Posted May 20, 2021 20:33 UTC (Thu) by aist (guest, #51495)
Parent article: A way to do atomic writes

Atomic operations on files don't have much sense now, because they imply two things:

1. The model of concurrency.
2. The system of relaxations of atomicity, to support different consistency/performance tradeoffs.

Atomicity is not cheap, and, what is much more important, it's not (easily) composable. Because of that, pushing high-level semantics down to hardware (disks) will not work as expected. Elementary (1-4 blocks) atomic operations are more than enough to support high-level composable atomic semantics across many disks. BUT, it's very hard to have high-level (generic) atomic writes which will be parallel.
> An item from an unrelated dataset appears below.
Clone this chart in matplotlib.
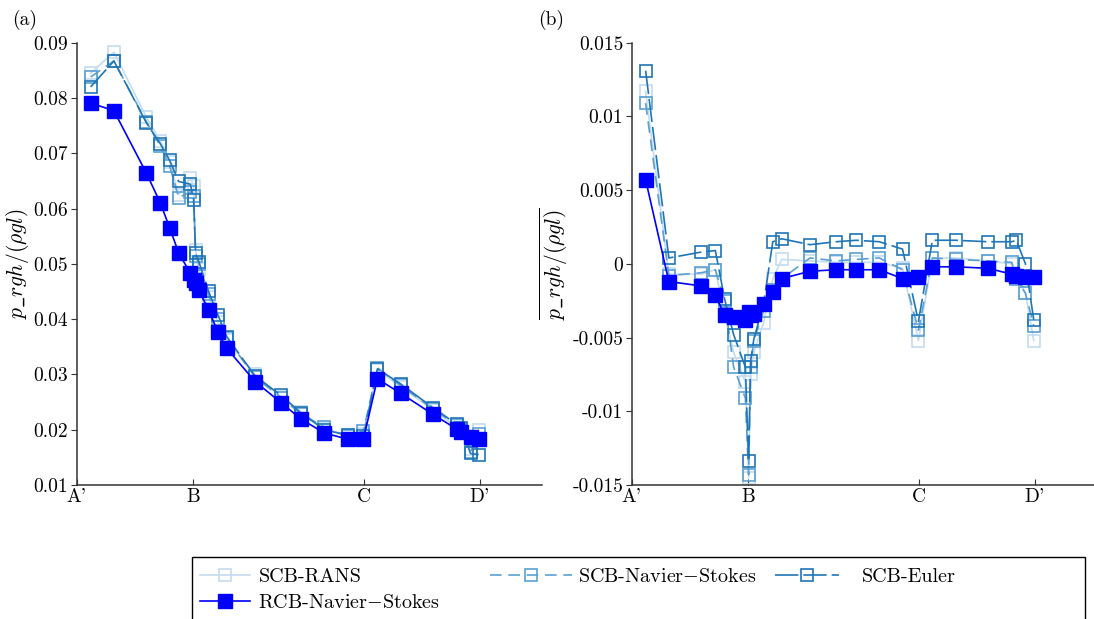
import numpy as np
import matplotlib
matplotlib.use("Agg")
import matplotlib.pyplot as plt
from matplotlib.patches import Rectangle
from matplotlib.ticker import FuncFormatter

plt.rcParams.update({
    "font.family": ["cmr10", "DejaVu Serif"],
    "mathtext.fontset": "cm",
    "axes.unicode_minus": False,
    "font.size": 14,
})

# probe stations along the section A' -> B -> C -> D'
station_ticks = [0.0, 1.0, 2.47, 3.47]
station_names = ["A'", "B", "C", "D'"]
s = [0.12, 0.32, 0.60, 0.72, 0.80, 0.877, 0.978, 1.006, 1.023, 1.051,
     1.135, 1.214, 1.292, 1.535, 1.758, 1.932, 2.13, 2.33, 2.467, 2.587,
     2.786, 3.064, 3.27, 3.309, 3.388, 3.459]

# (a) time-averaged pressure
mean_rans = [0.0845, 0.0883, 0.0765, 0.0722, 0.0685, 0.0625, 0.0655, 0.0640,
             0.0525, 0.0490, 0.0440, 0.0395, 0.0362, 0.0300, 0.0260, 0.0232,
             0.0202, 0.0190, 0.0192, 0.0308, 0.0278, 0.0236, 0.0205, 0.0198,
             0.0165, 0.0200]
mean_ns = [0.0838, 0.0867, 0.0757, 0.0713, 0.0677, 0.0620, 0.0630, 0.0622,
           0.0515, 0.0500, 0.0445, 0.0400, 0.0365, 0.0295, 0.0258, 0.0228,
           0.0205, 0.0188, 0.0198, 0.0312, 0.0280, 0.0238, 0.0208, 0.0200,
           0.0160, 0.0193]
mean_euler = [0.0820, 0.0867, 0.0755, 0.0717, 0.0687, 0.0649, 0.0644, 0.0616,
              0.0519, 0.0504, 0.0450, 0.0408, 0.0368, 0.0297, 0.0262, 0.0230,
              0.0200, 0.0190, 0.0188, 0.0310, 0.0283, 0.0240, 0.0210, 0.0203,
              0.0157, 0.0155]
mean_rcb = [0.0791, 0.0777, 0.0664, 0.0610, 0.0565, 0.0520, 0.0483, 0.0471,
            0.0465, 0.0452, 0.0417, 0.0377, 0.0347, 0.0287, 0.0249, 0.0219,
            0.0194, 0.0183, 0.0183, 0.0292, 0.0266, 0.0228, 0.0201, 0.0195,
            0.0186, 0.0184]

# (b) pressure fluctuation
fluc_rans = [0.0117, -0.0007, -0.0007, -0.0004, -0.0035, -0.0060, -0.0080,
             -0.0145, -0.0075, -0.0060, -0.0040, -0.0010, 0.0003, 0.0002,
             0.0001, 0.0001, 0.0001, -0.0003, -0.0052, 0.0004, 0.0004, 0.0002,
             0.0000, -0.0008, -0.0020, -0.0052]
fluc_ns = [0.0109, -0.0008, -0.0006, -0.0004, -0.0025, -0.0070, -0.0091,
           -0.0143, -0.0070, -0.0052, -0.0032, -0.0018, -0.0010, 0.0004,
           0.0002, 0.0003, 0.0004, -0.0004, -0.0045, 0.0004, 0.0003, 0.0002,
           0.0001, -0.0010, -0.0020, -0.0042]
fluc_euler = [0.0131, 0.0004, 0.0008, 0.0009, -0.0024, -0.0048, -0.0070,
              -0.0134, -0.0066, -0.0051, -0.0027, 0.0015, 0.0017, 0.0013,
              0.0015, 0.0016, 0.0015, 0.0010, -0.0039, 0.0016, 0.0016, 0.0015,
              0.0015, 0.0016, 0.0000, -0.0038]
fluc_rcb = [0.0057, -0.0012, -0.0015, -0.0021, -0.0035, -0.0036, -0.0038,
            -0.0033, -0.0035, -0.0034, -0.0027, -0.0019, -0.0010, -0.0005,
            -0.0004, -0.0004, -0.0004, -0.0010, -0.0009, -0.0002, -0.0002,
            -0.0003, -0.0007, -0.0008, -0.0009, -0.0009]

styles = {
    "SCB-RANS": dict(color="#c4dcf0", ls="-", lw=1.2, marker="s", ms=9,
                     mfc="none", mew=1.2),
    "SCB-Navier$-$Stokes": dict(color="#5b9fd1", ls=(0, (7, 4)), lw=1.2,
                                marker="s", ms=9, mfc="none", mew=1.2),
    "SCB-Euler": dict(color="#1f75b6", ls=(0, (14, 3)), lw=1.2, marker="s",
                      ms=9, mfc="none", mew=1.2),
    "RCB-Navier$-$Stokes": dict(color="#0000ff", ls="-", lw=1.2, marker="s",
                                ms=10.5, mfc="#0000ff", mew=1.0),
}

fig = plt.figure(figsize=(10.94, 6.19), dpi=100)
ax_a = fig.add_axes([0.0701, 0.2165, 0.425, 0.7145])
ax_b = fig.add_axes([0.5774, 0.2165, 0.425, 0.7145])

panels = [
    (ax_a, [mean_rans, mean_ns, mean_euler, mean_rcb], (0.01, 0.09),
     np.arange(0.01, 0.0901, 0.01), r"$p\_rgh/(\rho g l)$"),
    (ax_b, [fluc_rans, fluc_ns, fluc_euler, fluc_rcb], (-0.015, 0.015),
     np.arange(-0.015, 0.0151, 0.005), r"$\overline{p\_rgh/(\rho g l)}$"),
]

lines = {}
for ax, series, ylim, yticks, ylabel in panels:
    for name, vals in zip(styles, series):
        (ln,) = ax.plot(s, vals, label=name, **styles[name])
        lines[name] = ln
    ax.set_xlim(0, 4.0)
    ax.set_ylim(*ylim)
    ax.set_xticks(station_ticks)
    ax.set_xticklabels(station_names)
    ax.set_yticks(yticks)
    ax.yaxis.set_major_formatter(
        FuncFormatter(lambda v, _: "0" if abs(v) < 1e-9 else "%g" % round(v, 4)))
    ax.set_ylabel(ylabel, fontsize=15.5, labelpad=2)
    for side in ("top", "right"):
        ax.spines[side].set_visible(False)
    for side in ("left", "bottom"):
        ax.spines[side].set_color("#333333")
        ax.spines[side].set_linewidth(1.1)
    ax.tick_params(axis="x", direction="in", length=4, pad=2, colors="#333333",
                   labelcolor="black")
    ax.tick_params(axis="y", direction="out", length=4, pad=2,
                   colors="#333333", labelcolor="black")

fig.text(0.011, 0.967, "(a)", fontsize=14, va="center")
fig.text(0.492, 0.967, "(b)", fontsize=14, va="center")

# one legend per column so each column sits where it should;
# the shared box is drawn separately below
legend_cols = [
    (["SCB-RANS", "RCB-Navier$-$Stokes"], 0.1828, 2.5, 0.4),
    (["SCB-Navier$-$Stokes"], 0.4479, 4.05, 0.3),
    (["SCB-Euler"], 0.7084, 3.2, 1.1),
]
for names, x0, hlen, tpad in legend_cols:
    fig.legend([lines[k] for k in names], names, loc="upper left",
               bbox_to_anchor=(x0, 0.083), numpoints=1, handlelength=hlen,
               handletextpad=tpad, fontsize=14.5, frameon=False,
               borderaxespad=0, borderpad=0, labelspacing=0.4)
fig.add_artist(Rectangle((0.1755, -0.02), 0.8163, 0.1202,
                         transform=fig.transFigure, fill=False,
                         edgecolor="black", linewidth=1.0))

fig.savefig("out.png", dpi=100)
People, relational databases apparently provide pretty concurrent atomicity, but they rely on the fact that relational tables are unordered (sets or records), so it's relatively easy to merge multiple parallel versions of the same table into the single one. Merging of ordered data structures like vectors (and files) is not defined in general case (it's application-defined).

There are pretty good single-writer-multiple-readers (SWMR) schemes which are pretty light-weight, log-structured, wait-free and atomic for readers and writers (see LMDB for an example), but they are inherently single-writer. So, only one writer at a time can own the domain of atomicity (single file, directory, file-system). Readers are fully concurrent though with themselves and with writers. SWMR is best suitable for dynamic data analytics applications because of point-in-time semantics for readers (stable cursors, etc).
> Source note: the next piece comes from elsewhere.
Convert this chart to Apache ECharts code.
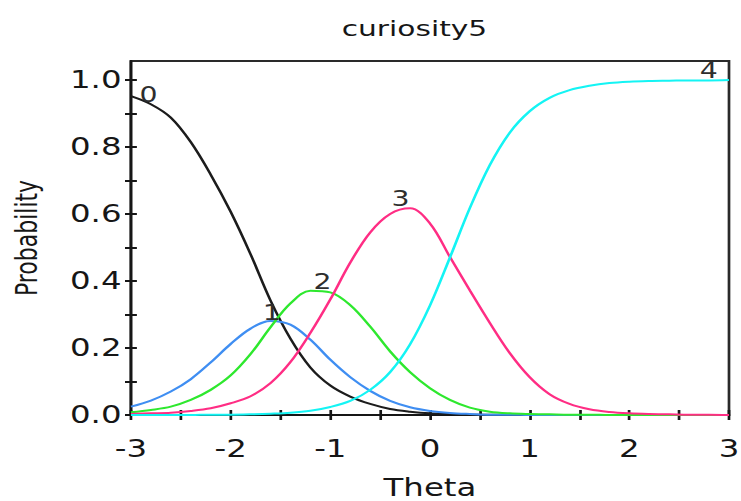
<!DOCTYPE html>
<html>
<head>
<meta charset="utf-8">
<script src="https://cdn.jsdelivr.net/npm/echarts@6/dist/echarts.min.js"></script>
<style>
  html, body { margin: 0; padding: 0; background: #fff; overflow: hidden; }
  /* the source picture is stretched sideways, so draw narrow and widen */
  #main { width: 549px; height: 501px; transform: scaleX(1.35); transform-origin: 0 0; }
</style>
</head>
<body>
<div id="main"></div>
<script>
// theta grid and category response curves
const theta = [-3.0, -2.8, -2.6, -2.4, -2.2, -2.0, -1.8, -1.6, -1.4, -1.2, -1.0,
  -0.8, -0.6, -0.4, -0.2, 0.0, 0.2, 0.4, 0.6, 0.8, 1.0,
  1.2, 1.4, 1.6, 1.8, 2.0, 2.2, 2.4, 2.6, 2.8, 3.0]

const prob0 = [0.952, 0.928, 0.888, 0.815, 0.718, 0.607, 0.480, 0.342, 0.228, 0.142, 0.088,
  0.055, 0.033, 0.018, 0.010, 0.005, 0.003, 0.001, 0.001, 0, 0,
  0, 0, 0, 0, 0, 0, 0, 0, 0, 0]
const prob1 = [0.025, 0.043, 0.070, 0.107, 0.157, 0.212, 0.258, 0.281, 0.270, 0.225, 0.165,
  0.113, 0.072, 0.042, 0.023, 0.012, 0.006, 0.003, 0.001, 0.001, 0,
  0, 0, 0, 0, 0, 0, 0, 0, 0, 0]
const prob2 = [0.008, 0.015, 0.025, 0.045, 0.075, 0.118, 0.182, 0.262, 0.333, 0.371, 0.366,
  0.328, 0.264, 0.190, 0.128, 0.080, 0.045, 0.022, 0.010, 0.005, 0.003,
  0.002, 0.001, 0.001, 0, 0, 0, 0, 0, 0, 0]
const prob3 = [0.003, 0.005, 0.007, 0.012, 0.020, 0.035, 0.056, 0.095, 0.158, 0.245, 0.345,
  0.455, 0.545, 0.600, 0.617, 0.572, 0.472, 0.372, 0.275, 0.185, 0.113,
  0.062, 0.033, 0.017, 0.009, 0.005, 0.003, 0.002, 0.001, 0.001, 0]
const prob4 = [0, 0, 0, 0, 0.001, 0.001, 0.002, 0.004, 0.007, 0.013, 0.024,
  0.042, 0.075, 0.128, 0.211, 0.327, 0.470, 0.618, 0.746, 0.843, 0.907,
  0.947, 0.970, 0.983, 0.991, 0.995, 0.997, 0.998, 0.999, 0.999, 1.000]

const curveNames = ['0', '1', '2', '3', '4']
const xTicks = [-3, -2.5, -2, -1.5, -1, -0.5, 0, 0.5, 1, 1.5, 2, 2.5, 3]
const xLabels = [-3, -2, -1, 0, 1, 2, 3]
const yTicks = [0, 0.1, 0.2, 0.3, 0.4, 0.5, 0.6, 0.7, 0.8, 0.9, 1.0]
const yLabels = [0, 0.2, 0.4, 0.6, 0.8, 1.0]

const curves = [prob0, prob1, prob2, prob3, prob4]
const colors = ['#1c1c1c', '#3f8ef2', '#2ee82e', '#ff2d84', '#14f4f4']
// where each curve number sits relative to the curve's highest point
const labelOffsets = [[13, -1], [1, -8], [9, -9], [-7, -10], [-15, -9]]

const font = 'DejaVu Sans, Verdana, sans-serif'
const ink = '#161616'

function pairs(ys) {
  return theta.map((t, i) => [t, ys[i]])
}

function makeXAxis(inner) {
  return {
    type: 'value', min: -3, max: 3, position: 'bottom',
    axisLine: { show: !inner, onZero: false, lineStyle: { color: ink, width: 2 } },
    axisTick: { show: true, inside: inner, length: 5, customValues: xTicks,
      lineStyle: { color: ink, width: 2 } },
    axisLabel: inner ? { show: false } : {
      customValues: xLabels, margin: 22, color: ink, fontFamily: font, fontSize: 24,
      formatter: v => String(v)
    },
    splitLine: { show: false },
    name: inner ? '' : 'Theta',
    nameLocation: 'middle', nameGap: 61, nameMoveOverlap: false,
    nameTextStyle: { color: ink, fontFamily: font, fontSize: 24 }
  }
}

function makeYAxis(inner) {
  return {
    type: 'value', min: 0, max: 1.057, position: 'left',
    axisLine: { show: !inner, onZero: false, lineStyle: { color: ink, width: 2 } },
    axisTick: { show: true, inside: inner, length: 4.4, customValues: yTicks,
      lineStyle: { color: ink, width: 2 } },
    axisLabel: inner ? { show: false } : {
      customValues: yLabels, margin: 7, color: ink, fontFamily: font, fontSize: 24,
      formatter: v => v.toFixed(1)
    },
    splitLine: { show: false },
    name: inner ? '' : 'Probability',
    nameLocation: 'middle', nameGap: 66, nameRotate: 90, nameMoveOverlap: false,
    nameTextStyle: { color: ink, fontFamily: font, fontSize: 22 }
  }
}

const chart = echarts.init(document.getElementById('main'), null, { renderer: 'svg' })

chart.setOption({
  animation: false,
  title: {
    text: 'curiosity5', left: 302, top: 12, textAlign: 'center',
    textStyle: { color: ink, fontFamily: font, fontSize: 22, fontWeight: 'normal' }
  },
  grid: {
    left: 97, top: 61, width: 443, height: 354,
    show: true, borderColor: '#2a2a2a', borderWidth: 2,
    outerBoundsMode: 'none'
  },
  xAxis: [makeXAxis(false), makeXAxis(true)],
  yAxis: [makeYAxis(false), makeYAxis(true)],
  series: curves.map((ys, k) => ({
    name: curveNames[k],
    type: 'line',
    data: pairs(ys),
    showSymbol: false,
    smooth: 0.35,
    lineStyle: { color: colors[k], width: 2 },
    itemStyle: { color: colors[k] },
    markPoint: {
      symbol: 'circle', symbolSize: 0, silent: true,
      data: [{ type: 'max' }],
      label: {
        show: true, position: 'inside', offset: labelOffsets[k],
        formatter: curveNames[k], color: '#2e2e2e', fontFamily: font, fontSize: 21
      }
    }
  }))
})
</script>
</body>
</html>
Multiple concurrent atomic writes (MWMR) are possible, but they are not that wait-free like SWMR, have much higher operational overhead and require atomic counters for (deterministic) garbage collection. And write-write conflict-resolution is application-defined. So, if we want an MWMR engine to be implemented at the device level, it will require pretty tight integration with applications, implying pretty complex APIs. Simply speaking, it isn't worth the efforts.

Log-structured SWMR/MWMR may work well with a single-block-scale atomic operations, they just need certain power-failure guaranties. They can be implemented entirely in the userspace as services on top of asynchronous IO interfaces like uring. Partial POSIX file API is emulation for legacy applications accessing the "atomic data" is also possible via FUSE.

Adding complex high-level atomic semantics (especially multi-operation commits) to the POSIX API will create much more problems than atomics are intended to solve.